Supplied data -
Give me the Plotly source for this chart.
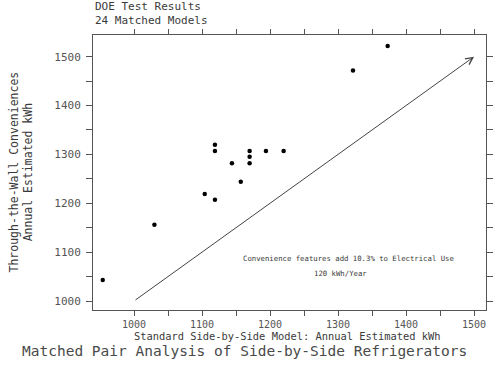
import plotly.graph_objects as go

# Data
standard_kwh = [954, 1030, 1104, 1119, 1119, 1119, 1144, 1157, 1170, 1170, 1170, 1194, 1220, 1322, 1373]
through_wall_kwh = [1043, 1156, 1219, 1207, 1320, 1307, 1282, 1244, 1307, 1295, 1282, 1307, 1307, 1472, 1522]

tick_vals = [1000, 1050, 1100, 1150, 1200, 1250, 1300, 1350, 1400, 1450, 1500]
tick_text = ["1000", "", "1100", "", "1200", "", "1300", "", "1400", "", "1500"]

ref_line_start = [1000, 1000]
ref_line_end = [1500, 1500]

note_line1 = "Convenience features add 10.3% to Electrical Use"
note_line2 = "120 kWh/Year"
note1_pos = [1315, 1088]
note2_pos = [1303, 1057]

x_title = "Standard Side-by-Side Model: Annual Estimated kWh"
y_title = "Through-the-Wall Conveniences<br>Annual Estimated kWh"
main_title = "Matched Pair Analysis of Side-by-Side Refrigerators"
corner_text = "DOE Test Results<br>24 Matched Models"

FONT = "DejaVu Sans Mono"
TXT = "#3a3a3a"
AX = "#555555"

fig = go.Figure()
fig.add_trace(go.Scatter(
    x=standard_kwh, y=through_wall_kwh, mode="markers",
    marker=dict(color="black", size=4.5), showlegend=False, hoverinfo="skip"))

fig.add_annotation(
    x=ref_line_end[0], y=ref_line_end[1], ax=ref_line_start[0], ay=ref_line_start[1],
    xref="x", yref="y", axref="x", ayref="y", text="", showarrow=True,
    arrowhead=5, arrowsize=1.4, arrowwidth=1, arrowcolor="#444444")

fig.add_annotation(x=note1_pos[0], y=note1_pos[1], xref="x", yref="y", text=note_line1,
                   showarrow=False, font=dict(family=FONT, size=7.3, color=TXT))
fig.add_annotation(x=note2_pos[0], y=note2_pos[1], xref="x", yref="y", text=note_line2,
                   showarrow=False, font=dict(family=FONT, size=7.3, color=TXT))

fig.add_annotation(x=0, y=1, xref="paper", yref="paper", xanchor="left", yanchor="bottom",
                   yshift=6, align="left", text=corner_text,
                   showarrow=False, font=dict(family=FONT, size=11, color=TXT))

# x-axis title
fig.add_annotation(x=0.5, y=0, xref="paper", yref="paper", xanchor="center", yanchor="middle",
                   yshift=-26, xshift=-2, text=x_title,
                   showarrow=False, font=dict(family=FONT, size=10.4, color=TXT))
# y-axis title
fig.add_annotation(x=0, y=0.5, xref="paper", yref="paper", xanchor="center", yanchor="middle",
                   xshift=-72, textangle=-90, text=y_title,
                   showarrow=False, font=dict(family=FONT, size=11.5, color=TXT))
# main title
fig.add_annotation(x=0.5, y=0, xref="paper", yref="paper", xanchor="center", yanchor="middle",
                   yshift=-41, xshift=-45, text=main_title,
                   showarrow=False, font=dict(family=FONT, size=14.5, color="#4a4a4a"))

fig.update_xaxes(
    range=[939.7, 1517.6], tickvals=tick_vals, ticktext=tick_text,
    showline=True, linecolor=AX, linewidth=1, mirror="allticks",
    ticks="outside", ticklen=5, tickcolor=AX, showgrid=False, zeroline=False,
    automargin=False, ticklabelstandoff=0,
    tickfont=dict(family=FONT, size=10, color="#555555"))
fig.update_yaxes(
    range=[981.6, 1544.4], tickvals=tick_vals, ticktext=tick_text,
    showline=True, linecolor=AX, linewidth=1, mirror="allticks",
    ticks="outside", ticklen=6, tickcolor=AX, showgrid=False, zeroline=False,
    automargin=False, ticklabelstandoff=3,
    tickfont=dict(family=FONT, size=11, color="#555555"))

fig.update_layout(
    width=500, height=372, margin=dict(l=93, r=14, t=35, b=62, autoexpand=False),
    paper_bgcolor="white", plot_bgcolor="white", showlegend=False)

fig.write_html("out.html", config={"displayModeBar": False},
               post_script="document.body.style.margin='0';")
--
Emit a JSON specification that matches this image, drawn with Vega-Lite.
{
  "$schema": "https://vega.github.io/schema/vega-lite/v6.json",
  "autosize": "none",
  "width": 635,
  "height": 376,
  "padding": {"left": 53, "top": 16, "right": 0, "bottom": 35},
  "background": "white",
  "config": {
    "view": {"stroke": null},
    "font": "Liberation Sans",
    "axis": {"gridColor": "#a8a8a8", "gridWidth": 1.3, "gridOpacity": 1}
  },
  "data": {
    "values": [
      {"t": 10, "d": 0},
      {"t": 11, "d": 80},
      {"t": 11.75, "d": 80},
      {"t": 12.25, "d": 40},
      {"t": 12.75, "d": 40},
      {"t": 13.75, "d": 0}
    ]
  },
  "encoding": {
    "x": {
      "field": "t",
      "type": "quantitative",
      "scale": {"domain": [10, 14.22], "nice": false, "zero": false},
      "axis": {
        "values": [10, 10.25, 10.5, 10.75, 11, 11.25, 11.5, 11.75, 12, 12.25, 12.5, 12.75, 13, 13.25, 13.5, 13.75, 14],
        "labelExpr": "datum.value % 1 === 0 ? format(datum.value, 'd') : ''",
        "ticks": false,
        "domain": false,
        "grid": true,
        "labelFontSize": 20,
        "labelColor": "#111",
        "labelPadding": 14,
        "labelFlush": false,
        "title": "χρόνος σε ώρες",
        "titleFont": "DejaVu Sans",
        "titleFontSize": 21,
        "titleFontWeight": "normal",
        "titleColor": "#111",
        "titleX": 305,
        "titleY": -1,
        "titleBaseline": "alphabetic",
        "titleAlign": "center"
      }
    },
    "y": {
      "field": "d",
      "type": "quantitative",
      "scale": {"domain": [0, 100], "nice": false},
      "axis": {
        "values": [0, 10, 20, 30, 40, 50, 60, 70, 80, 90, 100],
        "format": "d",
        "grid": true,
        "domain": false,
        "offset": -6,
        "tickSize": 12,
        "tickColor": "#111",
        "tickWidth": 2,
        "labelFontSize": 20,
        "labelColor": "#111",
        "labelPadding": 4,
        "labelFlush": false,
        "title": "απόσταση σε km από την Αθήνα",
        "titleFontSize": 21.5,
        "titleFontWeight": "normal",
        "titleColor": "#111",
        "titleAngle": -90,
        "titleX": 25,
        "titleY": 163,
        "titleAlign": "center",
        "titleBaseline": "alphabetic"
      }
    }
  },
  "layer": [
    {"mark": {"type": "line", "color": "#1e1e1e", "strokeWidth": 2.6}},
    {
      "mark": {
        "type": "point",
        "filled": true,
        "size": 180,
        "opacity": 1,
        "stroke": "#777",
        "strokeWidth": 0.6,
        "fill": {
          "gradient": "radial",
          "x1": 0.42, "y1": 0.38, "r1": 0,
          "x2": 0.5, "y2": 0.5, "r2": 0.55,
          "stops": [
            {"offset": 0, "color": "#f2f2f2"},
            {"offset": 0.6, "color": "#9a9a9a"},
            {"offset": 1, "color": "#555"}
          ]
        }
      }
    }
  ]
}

Problem to solve -
Repeat only the lines from the one with "Give me the Plotly source for this chart." down to the one with "Test Results<br>24 Matched", word for word and both included, and leave the pictures out.

Result below -
Give me the Plotly source for this chart.
import plotly.graph_objects as go

# Data
standard_kwh = [954, 1030, 1104, 1119, 1119, 1119, 1144, 1157, 1170, 1170, 1170, 1194, 1220, 1322, 1373]
through_wall_kwh = [1043, 1156, 1219, 1207, 1320, 1307, 1282, 1244, 1307, 1295, 1282, 1307, 1307, 1472, 1522]

tick_vals = [1000, 1050, 1100, 1150, 1200, 1250, 1300, 1350, 1400, 1450, 1500]
tick_text = ["1000", "", "1100", "", "1200", "", "1300", "", "1400", "", "1500"]

ref_line_start = [1000, 1000]
ref_line_end = [1500, 1500]

note_line1 = "Convenience features add 10.3% to Electrical Use"
note_line2 = "120 kWh/Year"
note1_pos = [1315, 1088]
note2_pos = [1303, 1057]

x_title = "Standard Side-by-Side Model: Annual Estimated kWh"
y_title = "Through-the-Wall Conveniences<br>Annual Estimated kWh"
main_title = "Matched Pair Analysis of Side-by-Side Refrigerators"
corner_text = "DOE Test Results<br>24 Matched Models"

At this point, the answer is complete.